The comparisons with Michael are inevitable, since each is young, gifted, black – and a notorious recluse. Each has ignited, and united, black and white audiences with music that breaks down barriers among soul, funk and rock. But Prince’s risqué lyrics extolling the joy of sex go where no mainstream rocker has dared to go before. And while Michael is a man of mystery, Prince is a person of paradox. Consider the evidence.
Onstage, at his most outrageous, he has writhed atop a stack of speakers in nothing more than bikini briefs, leg warmers and a layer of sweat. Yet he covered up with a ’30s-style tank suit when he went swimming at his hometown Y. He controls every facet of his career and his music, yet he’s too shy to face the press. He claims to speak “the truth” in his songs but early in his career lied to reporters about his name (he denied it was Nelson), his birth date (1958, which he pushed up to 1960) and even his racial heritage (he says he is “mixed” but his father says both parents are black).
He is a religious paradox as well. He gives thanks to God on his albums, yet his songs celebrate the pleasures of flesh, and the gospel he preaches is salvation by sex. In a song called Sister he even exploited the Big Daddy of all taboos: incest.
Who is this guy?
“The filthiest rock ‘n’ roller ever to prance across the stage,” fumes Dan Peters, 33, a minister at the interdenominational Zion Christian Center in North St. Paul, Minn. For five years Dan and a brother have been kindling an antirock crusade by crisscrossing the country urging youngsters to destroy offending albums. At the moment the brothers are particularly incensed about a new song called Darling Nikki, in which Prince sings, “I am fine, fine because the Lord is coming soon.” “Kids come up to us and say, ‘See, that shows he is a Christian,’ ” sputters Dan. “And I say, ‘As far as we can tell from listening to the lyrics, his Lord is a penis.’ ”

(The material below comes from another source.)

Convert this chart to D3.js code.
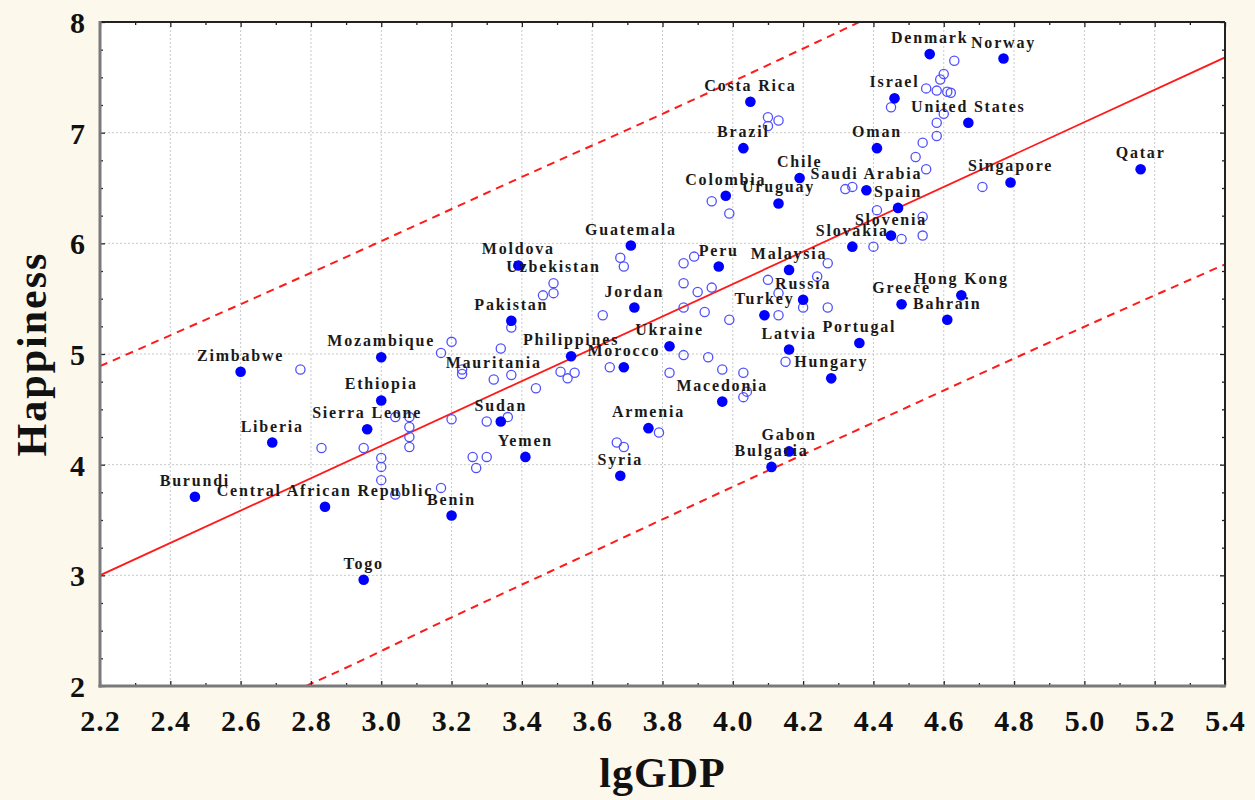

Yet Prince’s songs, which include themes of lost love, politics and gun control, seem to mirror the concerns and anxieties of a sexually precocious, socially aware generation. “I guess if there’s a concept, it’s freedom– personal freedom – and the fact that we all have to do what we want to do,” Prince said of his music in my interview with him in 1981. A swaggering conqueror onstage, he seemed vulnerable in person, speaking in short, grudging bursts of words that nevertheless revealed more than he wanted me to know. Denying that he wanted to shock or outrage, he insisted, “I think I say exactly the way it is. I don’t particularly think what I sing about is so controversial. My albums deal with being loved and accepted. They deal with war. They deal with sex. When a girl can get birth control pills at age 12, she knows just about as much as I do. My mom had stuff in her room that I could sneak in and get…books, vibrators. I did it. I’m sure everybody does…It could be that I have a need to be different.”
The difference began in Minneapolis, where Prince was born to Mattie and John Nelson, who already had seven other children from previous marriages. He was christened Prince after his father, a jazz pianist whose stage name was Prince Rogers. He was a man whose musicianship – and possibly arrogance – Prince admired. His songs were different, “unique,” Prince said. “He doesn’t listen to any other music. I respect anybody who doesn’t try to copy other people.”